Substance abuse lowest in music students: College-age musicians emotionally healthier than non-musician counterparts. According to a study conducted at the University of Texas, college-aged music students have fewer problems with alcohol, are emotionally healthier, and concentrate better than their non-musical counterparts. "This study is interesting on many levels," commented Dr. Kris Chesky, one of the study's researchers. "First of all, it flies in the face of all the stereotypes out there about musicians. It also seems to support the assertion that studying music helps people learn to concentrate." The study looked at 362 students who were in their first semester of college. They were given three tests, measuring performance anxiety, emotional concerns and alcohol related problems. In addition to having fewer battles with the bottle, researchers also noted that the musicians seemed to have surer footing when facing tests.
Reference: Houston Chronicle, January 11, 1998

The Benefits of Studying Dance

The information below has been provided by The National Dance Education Organization. For more details, you can visit ndeo.org

Dance is a powerful ally for developing many of the attributes of a growing child. Dance helps children mature physically, emotionally, socially, and cognitively. 

Physical Development: Dance involves a greater range of motion, coordination, strength and endurance than most other physical activities. This is accomplished through movement patterns that teach coordination and kinesthetic memory. Dancing utilizes the entire body and is an excellent form of exercise for total body fitness. Young children are naturally active, but dance offers an avenue to expand movement possibilities and skills. 

Emotional Maturity: Dance promotes psychological health and maturity. Children enjoy the opportunity to express their emotions and become aware of themselves and others through creative movement. A pre-school child enters a dance class or classroom with a history of emotional experiences. Movement within a class offers a structured outlet for physical release while gaining awareness and appreciation of oneself and others. 

Social Awareness: Dance fosters social encounter, interaction, and cooperation. Children learn to communicate ideas to others through the real and immediate mode of body movement. Children quickly learn to work within a group dynamic. As the ongoing and sometimes challenging process of cooperation evolves, children learn to understand themselves in relation to others. 

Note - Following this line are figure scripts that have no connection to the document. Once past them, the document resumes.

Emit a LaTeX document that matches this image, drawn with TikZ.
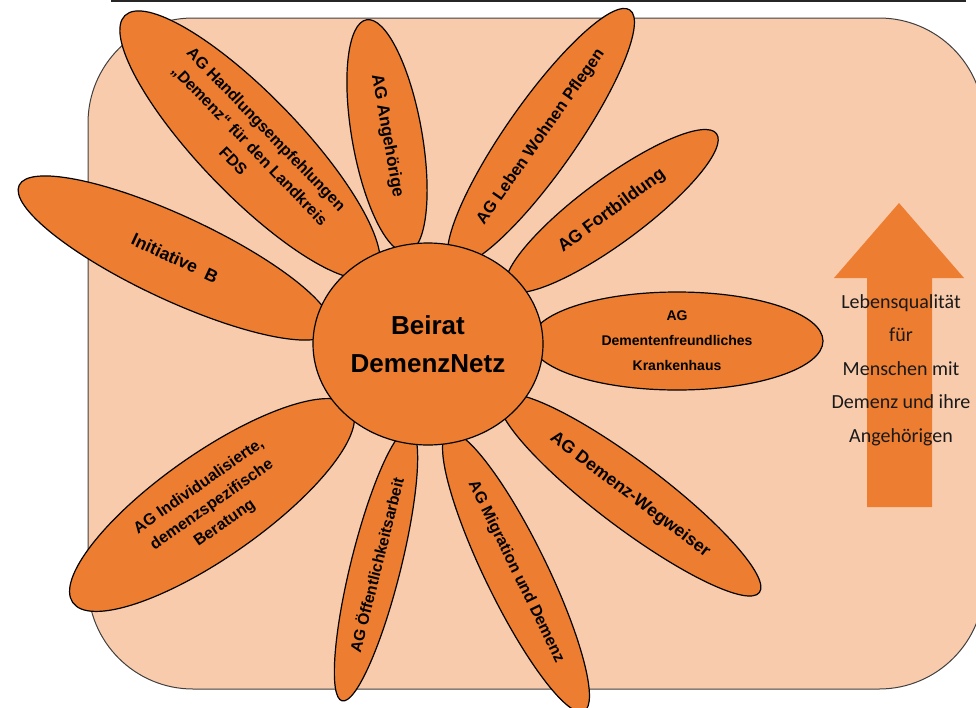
\documentclass[tikz,border=0pt]{standalone}
\usepackage{fontspec}
\setmainfont{Liberation Sans}
\newfontfamily\calib{Carlito}
\usetikzlibrary{shapes.geometric}
\definecolor{bgpeach}{HTML}{F8CBAD}
\definecolor{petalor}{HTML}{ED7D31}
\definecolor{frame}{HTML}{404040}
\tikzset{
  petal/.style={ellipse, draw=black, fill=petalor, line width=1.2pt, inner sep=0pt, align=center},
  fs/.style 2 args={font=\bfseries\fontsize{#1}{#2}\selectfont},
}
\begin{document}
\begin{tikzpicture}[x=1pt,y=-1pt]
\useasboundingbox (0,0) rectangle (976,707);
\clip (0,0) rectangle (976,707);
% top rule
\coordinate (tl1) at (111,1);
\coordinate (tl2) at (966,1);
\draw[line width=2pt, black!85] (tl1) -- (tl2);
% background
\draw[fill=bgpeach, draw=frame, line width=1pt, rounded corners=105pt] (88,18) rectangle (984,689);
% petals
\node[petal, fs={16}{23}, minimum width=360pt, minimum height=100pt, rotate=-46] (hand) at (250,145)
  {AG Handlungsempfehlungen\\„Demenz“ für den Landkreis\\FDS};
\node[petal, fs={17.5}{22}, minimum width=344pt, minimum height=84pt, rotate=-25] (init) at (175,258)
  {Initiative\ \ B};
\node[petal, fs={17}{22}, minimum width=236pt, minimum height=70pt, rotate=-80] (ange) at (387,136)
  {AG Angehörige};
\node[petal, fs={16.4}{22}, minimum width=310pt, minimum height=70pt, rotate=55] (leben) at (541,137)
  {AG Leben Wohnen Pflegen};
\node[petal, fs={17.5}{22}, minimum width=260pt, minimum height=64pt, rotate=36.5] (fort) at (612,211)
  {AG Fortbildung};
\node[petal, fs={14}{25}, minimum width=292pt, minimum height=98pt] (kh) at (677,341)
  {AG\\Dementenfreundliches\\Krankenhaus};
\node[petal, fs={17.5}{22}, minimum width=324pt, minimum height=66pt, rotate=-37] (weg) at (630,495)
  {AG Demenz-Wegweiser};
\node[petal, fs={16}{22}, minimum width=310pt, minimum height=62pt, rotate=-64] (mig) at (516,572)
  {AG Migration und Demenz};
\node[petal, fs={15.7}{22}, minimum width=280pt, minimum height=50pt, rotate=76] (oeff) at (376,565)
  {AG Öffentlichkeitsarbeit};
\node[petal, fs={16}{22.5}, minimum width=340pt, minimum height=104pt, rotate=35] (ind) at (212,505)
  {AG Individualisierte,\\demenzspezifische\\Beratung};
% centre
\node[petal, fs={26}{38}, minimum width=230pt, minimum height=202pt] (beirat) at (428,344)
  {Beirat\\DemenzNetz};
% arrow
\fill[petalor] (867,507) -- (867,278) -- (834,278) -- (899,203) -- (964,278) -- (932,278) -- (932,507) -- cycle;
\node[font=\calib\fontsize{20}{33.5}\selectfont, align=center, text=black!90, inner sep=0pt] (lq) at (901,370)
  {Lebensqualität\\für\\Menschen mit\\Demenz und ihre\\Angehörigen};
\end{tikzpicture}
\end{document}
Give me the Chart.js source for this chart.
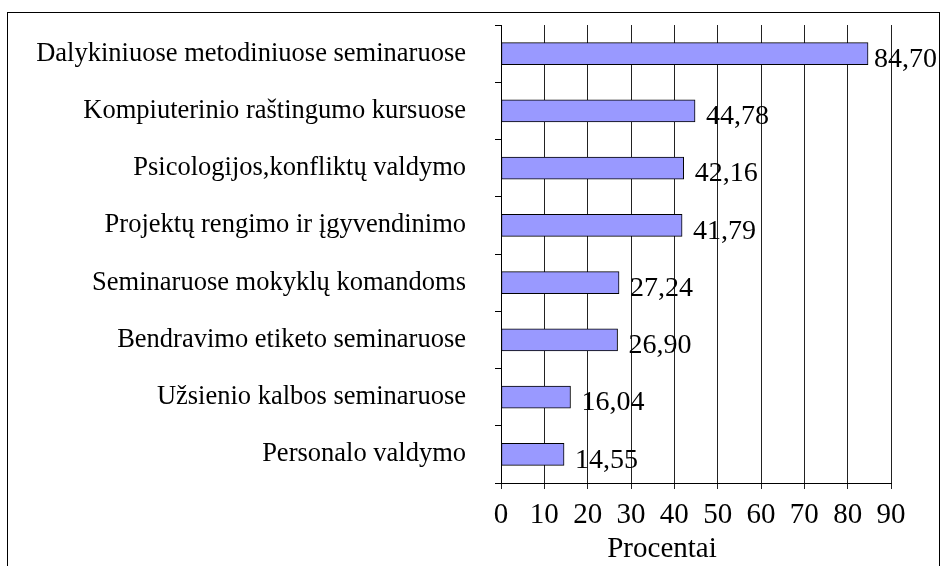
<!DOCTYPE html>
<html>
<head>
<meta charset="utf-8">
<script src="https://cdn.jsdelivr.net/npm/chart.js@4/dist/chart.umd.min.js"></script>
<style>
  html, body { margin: 0; padding: 0; background: #fff; }
  canvas { display: block; }
</style>
</head>
<body>
<canvas id="chart" width="941" height="566"></canvas>
<script>
// duomenys
const categories = [
    'Dalykiniuose metodiniuose seminaruose',
    'Kompiuterinio raštingumo kursuose',
    'Psicologijos,konfliktų valdymo',
    'Projektų rengimo ir įgyvendinimo',
    'Seminaruose mokyklų komandoms',
    'Bendravimo etiketo seminaruose',
    'Užsienio kalbos seminaruose',
    'Personalo valdymo'
];
const values = [84.70, 44.78, 42.16, 41.79, 27.24, 26.90, 16.04, 14.55];
const tickValues = [0, 10, 20, 30, 40, 50, 60, 70, 80, 90];
const axisTitle = 'Procentai';

const serif = 'Liberation Serif, Times New Roman, serif';

// rėmelis aplink visą diagramą
const framePlugin = {
    id: 'frame',
    beforeDraw(chart) {
        const ctx = chart.ctx;
        ctx.save();
        ctx.fillStyle = '#fff';
        ctx.fillRect(0, 0, chart.width, chart.height);
        ctx.strokeStyle = '#000';
        ctx.lineWidth = 1;
        ctx.strokeRect(7.5, 12.5, 932, 600);
        ctx.restore();
    }
};

// reikšmės šalia stulpelių ir ašies pavadinimas
const valueLabels = {
    id: 'valueLabels',
    afterDatasetsDraw(chart) {
        const ctx = chart.ctx;
        const bars = chart.getDatasetMeta(0).data;
        ctx.save();
        ctx.font = '28px ' + serif;
        ctx.fillStyle = '#000';
        ctx.textBaseline = 'middle';
        ctx.textAlign = 'left';
        bars.forEach((bar, i) => {
            const text = values[i].toFixed(2).replace('.', ',');
            const w = ctx.measureText(text).width;
            let x = bar.x + 11;
            if (x + w > 937) x = 937 - w;
            ctx.fillText(text, x, bar.y + 6);
        });
        // ašies pavadinimas šiek tiek į kairę nuo centro, kaip originale
        const area = chart.chartArea;
        ctx.font = '29px ' + serif;
        ctx.textAlign = 'center';
        ctx.fillText(axisTitle, (area.left + area.right) / 2 - 34, 549);
        ctx.restore();
    }
};

new Chart(document.getElementById('chart'), {
    type: 'bar',
    data: {
        labels: categories,
        datasets: [{
            data: values,
            backgroundColor: '#9999ff',
            borderColor: '#000',
            borderWidth: 1,
            borderSkipped: false,
            barThickness: 22
        }]
    },
    options: {
        indexAxis: 'y',
        responsive: false,
        animation: false,
        layout: { padding: { top: 25, right: 50, left: 0, bottom: 0 } },
        plugins: {
            legend: { display: false },
            tooltip: { enabled: false }
        },
        scales: {
            y: {
                grid: { drawOnChartArea: false, tickLength: 6, color: '#000', offset: true },
                border: { color: '#000' },
                ticks: { color: '#000', font: { family: serif, size: 26.5 }, padding: 29 },
                afterFit: s => {
                    s.width = 501;
                    s.paddingTop = 0;
                    s.paddingBottom = 0;
                }
            },
            x: {
                min: 0,
                max: 90,
                afterBuildTicks: s => { s.ticks = tickValues.map(v => ({ value: v })); },
                grid: { color: '#222', tickLength: 6 },
                border: { color: '#000' },
                ticks: { color: '#000', font: { family: serif, size: 29 }, padding: 9 },
                afterFit: s => { s.height = 83; }
            }
        }
    },
    plugins: [framePlugin, valueLabels]
});
</script>
</body>
</html>
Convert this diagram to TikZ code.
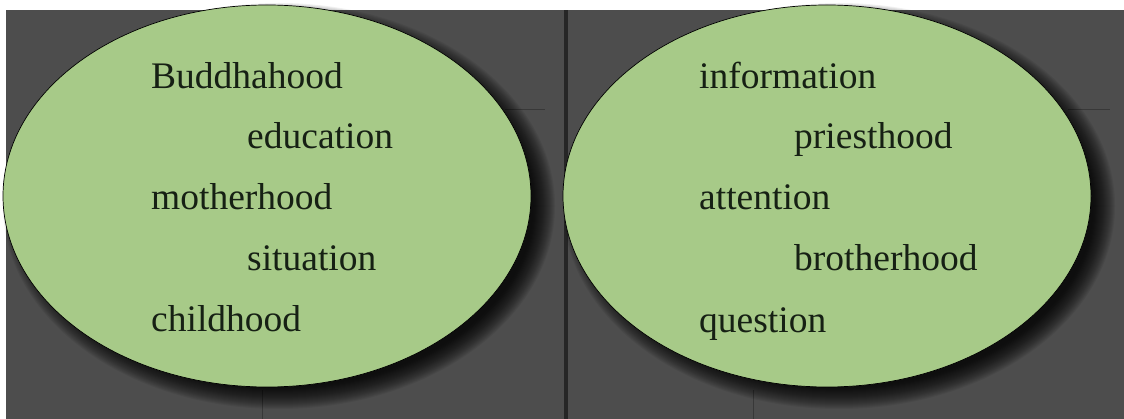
\documentclass[tikz,border=0pt]{standalone}
\usepackage{fontspec}
\setmainfont{Liberation Serif}
\definecolor{bggray}{RGB}{77,77,77}
\definecolor{divider}{RGB}{38,38,38}
\definecolor{faintline}{RGB}{56,56,56}
\definecolor{bubblegreen}{RGB}{167,202,136}
\definecolor{txt}{RGB}{22,32,20}
\begin{document}
\begin{tikzpicture}[x=1pt,y=-1pt,
  word/.style={anchor=base west,inner sep=0pt,text=txt,font=\fontsize{37.5}{40}\selectfont},
  bubble/.style={draw=black,line width=0.7pt,fill=bubblegreen},
  faint/.style={draw=faintline,line width=0.8pt},
  shade/.style={fill=black,opacity=0.06}]
\useasboundingbox (0,0) rectangle (1124,419);
\fill[white] (0,0) rectangle (1124,419);
\fill[bggray] (6,10) rectangle (1124,419);
\fill[divider] (564,10) rectangle (568,419);
% faint panel edges
\draw[faint] (262,390) -- (262,419);
\draw[faint] (505,109) -- (545,109);
\draw[faint] (753,390) -- (753,419);
\draw[faint] (1068,109) -- (1110,109);
% soft shadows
\foreach \s in {0,...,22}{
  \fill[shade] (279,206) ellipse ({276pt-\s pt} and {203pt-\s pt});
  \fill[shade] (839,206) ellipse ({276pt-\s pt} and {203pt-\s pt});
}
% bubbles
\draw[bubble] (267,196) ellipse ({264pt} and {191pt});
\draw[bubble] (827,196) ellipse ({264pt} and {191pt});
% left words
\node[word] (w1) at (151,89) {Buddhahood};
\node[word] (w2) at (247,149) {education};
\node[word] (w3) at (151,210) {motherhood};
\node[word] (w4) at (247,271) {situation};
\node[word] (w5) at (151,332) {childhood};
% right words
\node[word] (v1) at (699,89) {information};
\node[word] (v2) at (794,149) {priesthood};
\node[word] (v3) at (699,210) {attention};
\node[word] (v4) at (794,271) {brotherhood};
\node[word] (v5) at (699,333) {question};
\end{tikzpicture}
\end{document}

Cognitive Development: Young children will create movement spontaneously when presented with movement ideas or problems that can be solved with a movement response. Movement provides the cognitive loop between the idea, problem, or intent and the outcome or solution. This teaches an infant, child and, ultimately, adult to function in and understand the world. The relationship of movement to intellectual development and education is an embryonic field of study that has only recently begun to be explored.

Dance, in particular, integrates kinesthetic learning with understanding. Preschool children do not conceptualize abstract processes (Piaget). They primarily learn through physical and sensory experiences. When children are provided with creative movement problems that involve the selection of movement choices, they learn to think in the concrete reality of movement. Thus, learning the art of dance helps young children develop knowledge, skill, and understanding about the world. 

Dance helps children develop literacy. To the young child, verbal language and movement are entwined. Preverbal movement expression does not cease when a child develops language. The road to literacy involves the translation of movement expression and communication into words. Learning language and learning dance are not separate threads, but are woven together and incorporated into a fabric of communication and understanding. 

Dance provides young children multiple perspectives. It is “a foundation of experience necessary for the future development of more advanced skills and a way to affirm an inner life and alternate realities” (Stinson, 1990). Through dance, children develop enhanced sensory awareness, cognition, and consciousness. It is this heightened state that creates the magic of movement that is dance.